◆ **PROBLEM STATEMENT**
Begin at the first line of the data and copy each line through the one containing "import plotly.graph_objects as go", that line included, with no pictures.

◆ **STORED DATA**
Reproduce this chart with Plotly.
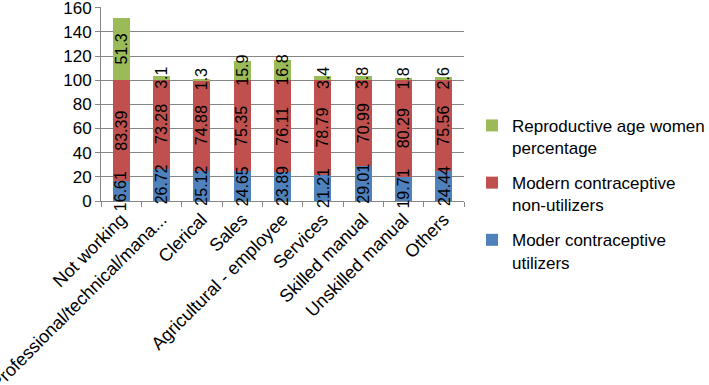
import plotly.graph_objects as go

categories = ["Not working", "Professional/technical/mana...", "Clerical", "Sales",
              "Agricultural - employee", "Services", "Skilled manual", "Unskilled manual", "Others"]
utilizers = [16.61, 26.72, 25.12, 24.65, 23.89, 21.21, 29.01, 19.71, 24.44]
non_utilizers = [83.39, 73.28, 74.88, 75.35, 76.11, 78.79, 70.99, 80.29, 75.56]
reproductive = [51.3, 3.1, 1.3, 15.9, 16.8, 3.4, 3.8, 1.8, 2.6]
y_ticks = [0, 20, 40, 60, 80, 100, 120, 140, 160]

series = [
    ("Moder contraceptive<br>utilizers", utilizers, "#4F81BD"),
    ("Modern contraceptive<br>non-utilizers", non_utilizers, "#C0504D"),
    ("Reproductive age women<br>percentage", reproductive, "#9BBB59"),
]

FONT = "Liberation Sans, Arial, sans-serif"
fig = go.Figure()
annotations = []
base = [0.0] * len(categories)
for i, (name, vals, color) in enumerate(series):
    fig.add_trace(go.Bar(x=categories, y=vals, name=name, marker_color=color,
                         marker_line_width=0, legendgroup=f"g{i}",
                         legendrank=len(series) - i))
    for c, b, v in zip(categories, base, vals):
        annotations.append(dict(x=c, y=b + v / 2, text=f"{v:g}", textangle=-90,
                                showarrow=False, xref="x", yref="y",
                                font=dict(size=16, color="black", family=FONT)))
    base = [b + v for b, v in zip(base, vals)]

fig.update_layout(
    barmode="stack",
    bargap=0.58,
    width=709, height=385,
    margin=dict(l=101, r=245, t=7, b=184, autoexpand=False),
    paper_bgcolor="white", plot_bgcolor="white",
    font=dict(family=FONT, color="black"),
    annotations=annotations,
    showlegend=True,
    legend=dict(traceorder="grouped", x=1.022, xanchor="left", y=0.48, yanchor="top",
                font=dict(size=17, family=FONT), valign="top", tracegroupgap=10,
                bgcolor="rgba(0,0,0,0)", itemwidth=30),
)
fig.update_yaxes(range=[0, 160.6], tickmode="array", tickvals=y_ticks,
                 showgrid=True, gridcolor="#868686", gridwidth=1,
                 showline=True, linecolor="#868686", ticks="outside", ticklen=5,
                 tickcolor="#868686", tickfont=dict(size=17), zeroline=False,
                 automargin=False, ticklabeloverflow="allow")
fig.update_xaxes(showline=True, linecolor="#868686", ticks="outside", ticklen=5,
                 tickcolor="#868686", tickson="boundaries", tickangle=-45,
                 tickfont=dict(size=18), automargin=False, showgrid=False)

fig.write_html("out.html", config={"displayModeBar": False},
               post_script="document.body.style.margin='0';")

◆ **OUTPUT OF THE TASK**
Reproduce this chart with Plotly.
import plotly.graph_objects as go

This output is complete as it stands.